« Cher Monsieur Lazuly, L’EXPRESS vient aujourd’hui à votre rencontre », m’écrit avec emphase le directeur des abonnements de ce journal périclitant. « Grattez vite les cases ci-dessous », poursuit innocemment mon aimable correspondant. Je le soupçonne d’avoir quelque chose à me vendre.
Je m’empresse pourtant de gratter la première case (je suis très joueur) : « 260F de réduction ». Hélas ! cette affriolante réduction est barrée d’une croix noire. La déveine... Je gratte tout de même, sans trop y croire, une seconde case... et là, surprise : « Pour vous, 408F de réduction ! ». J’en reste pantois. 408 francs de réduction, ce n’est pas rien ! Sans compter le superbe sac de voyage en cuir... Car sans vouloir me vanter, le directeur des abonnements a le plaisir de m’offrir personnellement un « magnifique » sac de voyage en cuir naturel, fait de « matière authentique et de détails intelligents », qui « donne irrésistiblement envie d’y glisser quelques vêtements ».
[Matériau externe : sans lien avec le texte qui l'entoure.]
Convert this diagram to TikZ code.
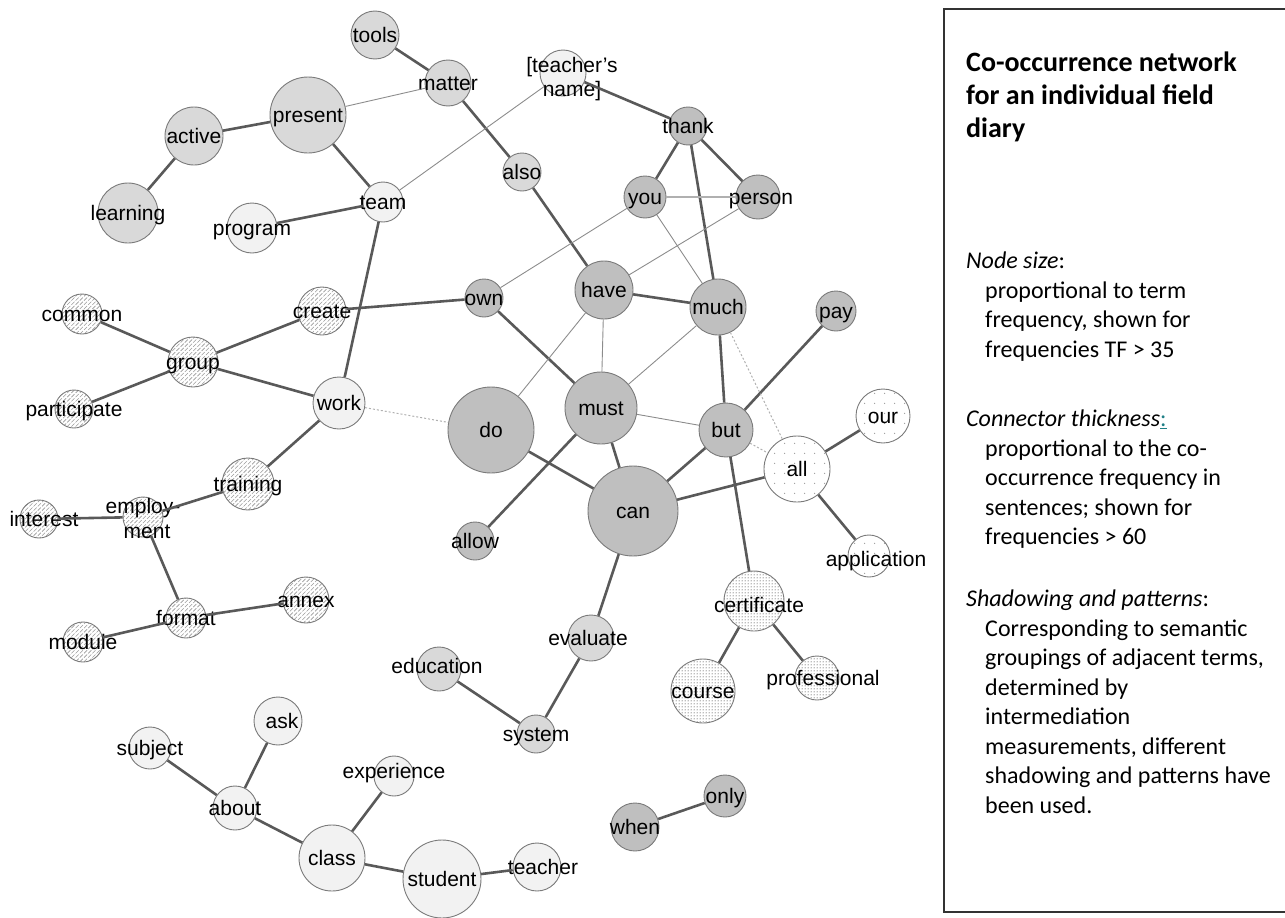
\documentclass[tikz,border=0pt]{standalone}
\usepackage{fontspec}
\usetikzlibrary{patterns}
\newfontfamily\termfont{Liberation Sans}
\newfontfamily\legendfont{Carlito}

\definecolor{darkfill}{HTML}{BFBFBF}
\definecolor{midfill}{HTML}{D9D9D9}
\definecolor{lightfill}{HTML}{F2F2F2}
\definecolor{rimgray}{HTML}{7A7A7A}
\definecolor{heavygray}{HTML}{595959}
\definecolor{thingray}{HTML}{8C8C8C}
\definecolor{palegray}{HTML}{B0B0B0}
\definecolor{dotgray}{HTML}{9A9A9A}
\definecolor{densegray}{HTML}{7C7C7C}
\definecolor{linkteal}{HTML}{1F7F86}

% patterns for the term groups
\pgfdeclarepatternformonly{hatch}{\pgfqpoint{-1pt}{-1pt}}{\pgfqpoint{5pt}{5pt}}{\pgfqpoint{4.2pt}{4.2pt}}{
  \pgfsetlinewidth{0.6pt}
  \pgfpathmoveto{\pgfqpoint{0pt}{0pt}}
  \pgfpathlineto{\pgfqpoint{3.1pt}{3.1pt}}
  \pgfusepath{stroke}
}
\pgfdeclarepatternformonly{sparsedots}{\pgfqpoint{0pt}{0pt}}{\pgfqpoint{10pt}{10pt}}{\pgfqpoint{10pt}{10pt}}{
  \pgfpathcircle{\pgfqpoint{5pt}{5pt}}{0.75pt}
  \pgfusepath{fill}
}
\pgfdeclarepatternformonly{densedots}{\pgfqpoint{0pt}{0pt}}{\pgfqpoint{3pt}{3pt}}{\pgfqpoint{3pt}{3pt}}{
  \pgfpathcircle{\pgfqpoint{1.5pt}{1.5pt}}{0.8pt}
  \pgfusepath{fill}
}

\begin{document}
\begin{tikzpicture}[x=1pt, y=-1pt]
    \tikzset{vertex/.style = {shape=circle, draw=rimgray, line width=0.9pt, inner sep=0pt}}
    \tikzset{vdark/.style = {vertex, fill=darkfill}}
    \tikzset{vmid/.style = {vertex, fill=midfill}}
    \tikzset{vlight/.style = {vertex, fill=lightfill}}
    \tikzset{vhatch/.style = {vertex, pattern=hatch, pattern color=dotgray}}
    \tikzset{vsparse/.style = {vertex, pattern=sparsedots, pattern color=dotgray}}
    \tikzset{vdense/.style = {vertex, pattern=densedots, pattern color=densegray}}
    \tikzset{every label/.style = {font=\termfont\fontsize{21}{25}\selectfont, inner sep=0pt, text height=15pt, text depth=0pt}}
    \tikzset{edge/.style = {draw=heavygray, line width=2.6pt}}
    \tikzset{thinedge/.style = {draw=thingray, line width=0.9pt}}
    \tikzset{paleedge/.style = {draw=palegray, line width=1.7pt}}
    \tikzset{weakedge/.style = {draw=palegray, line width=1pt, dash pattern=on 2pt off 2pt}}
    \tikzset{legend/.style = {anchor=north west, align=left, inner sep=0pt, font=\legendfont\fontsize{24}{29.5}\selectfont}}

    \useasboundingbox (0,0) rectangle (1285,918);

    % vertices
    \node[vmid, minimum size=48pt, label=center:tools] (tools) at (375,35) {};
    \node[vmid, minimum size=46pt, label=center:matter] (matter) at (448,83) {};
    \node[vmid, minimum size=76pt, label=center:present] (present) at (308,115) {};
    \node[vmid, minimum size=58pt, label=center:active] (active) at (194,136) {};
    \node[vmid, minimum size=60pt, label=center:learning] (learning) at (128,213) {};
    \node[vlight, minimum size=40pt, label=center:team] (team) at (383,202) {};
    \node[vlight, minimum size=50pt, label=center:program] (program) at (252,228) {};
    \node[vlight, minimum size=46pt, label={[xshift=9pt, yshift=8pt]center:[teacher’s}, label={[xshift=9pt, yshift=-16pt]center:name]}] (tname) at (563,73) {};
    \node[vdark, minimum size=38pt, label=center:thank] (thank) at (688,126) {};
    \node[vmid, minimum size=38pt, label=center:also] (also) at (522,172) {};
    \node[vdark, minimum size=42pt, label=center:you] (you) at (645,197) {};
    \node[vdark, minimum size=44pt, label={[xshift=3pt]center:person}] (person) at (758,197) {};
    \node[vdark, minimum size=38pt, label=center:own] (own) at (484,298) {};
    \node[vdark, minimum size=58pt, label=center:have] (have) at (604,290) {};
    \node[vdark, minimum size=56pt, label=center:much] (much) at (718,307) {};
    \node[vdark, minimum size=40pt, label=center:pay] (pay) at (836,311) {};
    \node[vhatch, minimum size=40pt, label=center:common] (common) at (82,314) {};
    \node[vhatch, minimum size=50pt, label=center:group] (group) at (193,362) {};
    \node[vhatch, minimum size=48pt, label=center:create] (create) at (322,311) {};
    \node[vhatch, minimum size=38pt, label=center:participate] (participate) at (74,409) {};
    \node[vlight, minimum size=52pt, label=center:work] (work) at (339,403) {};
    \node[vdark, minimum size=86pt, label=center:do] (do) at (491,430) {};
    \node[vdark, minimum size=72pt, label=center:must] (must) at (601,408) {};
    \node[vdark, minimum size=54pt, label=center:but] (but) at (726,430) {};
    \node[vsparse, minimum size=54pt, label=center:our] (our) at (883,416) {};
    \node[vsparse, minimum size=66pt, label=center:all] (all) at (797,469) {};
    \node[vdark, minimum size=90pt, label=center:can] (can) at (633,511) {};
    \node[vdark, minimum size=38pt, label=center:allow] (allow) at (475,541) {};
    \node[vsparse, minimum size=42pt, label={[xshift=7pt, yshift=-3pt]center:application}] (application) at (869,556) {};
    \node[vhatch, minimum size=52pt, label=center:training] (training) at (248,484) {};
    \node[vhatch, minimum size=40pt, label={[yshift=11pt]center:employ-}, label={[xshift=4pt, yshift=-14pt]center:ment}] (employment) at (143,517) {};
    \node[vhatch, minimum size=38pt, label={[xshift=5pt]center:interest}] (interest) at (39,519) {};
    \node[vdense, minimum size=60pt, label={[xshift=5pt, yshift=-4pt]center:certificate}] (certificate) at (754,601) {};
    \node[vmid, minimum size=46pt, label={[xshift=-3pt]center:evaluate}] (evaluate) at (591,638) {};
    \node[vhatch, minimum size=40pt, label=center:format] (format) at (186,618) {};
    \node[vhatch, minimum size=46pt, label=center:annex] (annex) at (306,600) {};
    \node[vhatch, minimum size=40pt, label=center:module] (module) at (83,642) {};
    \node[vmid, minimum size=44pt, label={[xshift=-2pt, yshift=3pt]center:education}] (education) at (439,669) {};
    \node[vdense, minimum size=64pt, label=center:course] (course) at (703,691) {};
    \node[vdense, minimum size=44pt, label={[xshift=6pt]center:professional}] (professional) at (817,678) {};
    \node[vlight, minimum size=48pt, label={[xshift=4pt]center:ask}] (ask) at (278,721) {};
    \node[vmid, minimum size=38pt, label=center:system] (system) at (536,734) {};
    \node[vlight, minimum size=42pt, label=center:subject] (subject) at (150,748) {};
    \node[vlight, minimum size=40pt, label={[yshift=5pt]center:experience}] (experience) at (394,776) {};
    \node[vlight, minimum size=44pt, label=center:about] (about) at (235,808) {};
    \node[vlight, minimum size=66pt, label=center:class] (class) at (332,858) {};
    \node[vlight, minimum size=78pt, label=center:student] (student) at (442,879) {};
    \node[vlight, minimum size=48pt, label={[xshift=6pt]center:teacher}] (teacher) at (537,867) {};
    \node[vdark, minimum size=48pt, label=center:when] (when) at (635,827) {};
    \node[vdark, minimum size=42pt, label=center:only] (only) at (725,796) {};

    % edges
    \draw [edge] (tools) -- (matter);
    \draw [edge] (matter) -- (also);
    \draw [edge] (also) -- (have);
    \draw [edge] (present) -- (active);
    \draw [edge] (active) -- (learning);
    \draw [edge] (present) -- (team);
    \draw [edge] (team) -- (program);
    \draw [edge] (team) -- (work);
    \draw [edge] (tname) -- (thank);
    \draw [edge] (thank) -- (you);
    \draw [edge] (thank) -- (person);
    \draw [edge] (thank) -- (much);
    \draw [edge] (create) -- (own);
    \draw [edge] (group) -- (common);
    \draw [edge] (group) -- (create);
    \draw [edge] (group) -- (participate);
    \draw [edge] (group) -- (work);
    \draw [edge] (work) -- (training);
    \draw [edge] (training) -- (employment);
    \draw [edge] (employment) -- (interest);
    \draw [edge] (employment) -- (format);
    \draw [edge] (format) -- (module);
    \draw [edge] (format) -- (annex);
    \draw [edge] (own) -- (must);
    \draw [edge] (have) -- (much);
    \draw [edge] (much) -- (but);
    \draw [edge] (but) -- (pay);
    \draw [edge] (but) -- (can);
    \draw [edge] (but) -- (certificate);
    \draw [edge] (do) -- (can);
    \draw [edge] (must) -- (can);
    \draw [edge] (must) -- (allow);
    \draw [edge] (can) -- (all);
    \draw [edge] (all) -- (our);
    \draw [edge] (all) -- (application);
    \draw [edge] (certificate) -- (course);
    \draw [edge] (certificate) -- (professional);
    \draw [edge] (can) -- (evaluate);
    \draw [edge] (evaluate) -- (system);
    \draw [edge] (system) -- (education);
    \draw [edge] (subject) -- (about);
    \draw [edge] (about) -- (ask);
    \draw [edge] (about) -- (class);
    \draw [edge] (class) -- (experience);
    \draw [edge] (class) -- (student);
    \draw [edge] (student) -- (teacher);
    \draw [edge] (when) -- (only);
    \draw [thinedge] (present) -- (matter);
    \draw [thinedge] (team) -- (tname);
    \draw [thinedge] (you) -- (own);
    \draw [thinedge] (you) -- (much);
    \draw [thinedge] (person) -- (have);
    \draw [thinedge] (have) -- (must);
    \draw [thinedge] (have) -- (do);
    \draw [thinedge] (much) -- (must);
    \draw [thinedge] (must) -- (but);
    \draw [paleedge] (you) -- (person);
    \draw [weakedge] (work) -- (do);
    \draw [weakedge] (much) -- (all);
    \draw [weakedge] (but) -- (all);

    % legend
    \draw [line width=1.1pt, draw=black!80] (944,9) rectangle (1295,912);
    \node[legend, font=\legendfont\bfseries\fontsize{28}{33}\selectfont] (title) at (966,52) {Co-occurrence network\\for an individual field\\diary};
    \node[legend] (sizenote) at (966,252) {\textit{Node size}:\\\hspace*{19pt}proportional to term\\\hspace*{19pt}frequency, shown for\\\hspace*{19pt}frequencies TF > 35};
    \node[legend] (thicknote) at (966,410) {\textit{Connector thickness}\textcolor{linkteal}{\underline{:}}\\\hspace*{19pt}proportional to the co-\\\hspace*{19pt}occurrence frequency in\\\hspace*{19pt}sentences; shown for\\\hspace*{19pt}frequencies > 60};
    \node[legend] (patternnote) at (966,590) {\textit{Shadowing and patterns}:\\\hspace*{19pt}Corresponding to semantic\\\hspace*{19pt}groupings of adjacent terms,\\\hspace*{19pt}determined by\\\hspace*{19pt}intermediation\\\hspace*{19pt}measurements, different\\\hspace*{19pt}shadowing and patterns have\\\hspace*{19pt}been used.};
\end{tikzpicture}
\end{document}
« Comme vous pouvez l’imaginer, il nous est impossible de proposer une offre d’abonnement aussi exceptionnelle au plus grand nombre », poursuit-il, flatteur. Manière de dire qu’il la réserve à de riches imbéciles. « Je suis certain, Cher Monsieur Lazuly, que vous ne laisserez pas passer une telle opportunité ». J’en ai bien peur, pourtant.
« L’EXPRESS », insiste encore lourdement le directeur, « est une véritable bouffée d’oxygène dans l’univers de l’information. Chaque rendez-vous hebdomadaire avec L’EXPRESS vous montrera qu’il existe une autre façon de lire l’actualité, de comprendre notre société et le monde qui nous entoure ». (Qui l’eût cru ?). « Je me réjouis à l’avance de vous compter parmi nos abonnés », conclut-il alors avec conviction.
Me voilà bien embêté. Le pauvre homme, quelle ne va pas être sa déception ! Ce n’est pas qu’un sac de cuir authentique ne me fasse pas plaisir. Je n’ai évidemment rien contre bénéficier de 408 francs d’économie. Et j’accepterais avec joie la montre L’EXPRESS qui m’est réservée (celle-là même qui porte un « numéro personnalisé (sic) gravé au dos du boîtier »).
Et pourtant, je vais devoir décliner sa mirobolante proposition. Comment, sans le froisser, lui expliquer ma décision ? Dois-je lui expliquer que je doute de la qualité éditoriale d’un journal qui vante en première page les mérites d’un malheureux sac en cuir jaune et qui n’évoque que vaguement à la fin de son argumentaire l’intérêt de son contenu rédactionnel ? Dois-je vraiment lui écrire que je rechigne à m’abonner à un journal qui, de toute évidence, prend ses lecteurs pour des imbéciles ?
Ou faut-il laisser parler d’elles-mêmes les quelques "unes" qu’il m’envoie en exemple ? Des "unes" qui sont pourtant censées éveiller ma curiosité de cadre présumé : le traditionnel dossier « Le salaire des cadres », le tout aussi traditionnel « Lycées : le classement ville par ville », l’indispensable « Ce que l’Etat fait de notre argent (primes des fonctionnaires, avantages exorbitants », le passionnant « Bourse : le palmarès des grands perdants » et enfin ma préférée : « Business classe : le dépouillé chic pour assurer au bureau ».
Telles sont les préoccupations des imbéciles. Désormais, ils ont leur magazine. (Et un horrible sac en cuir jaune).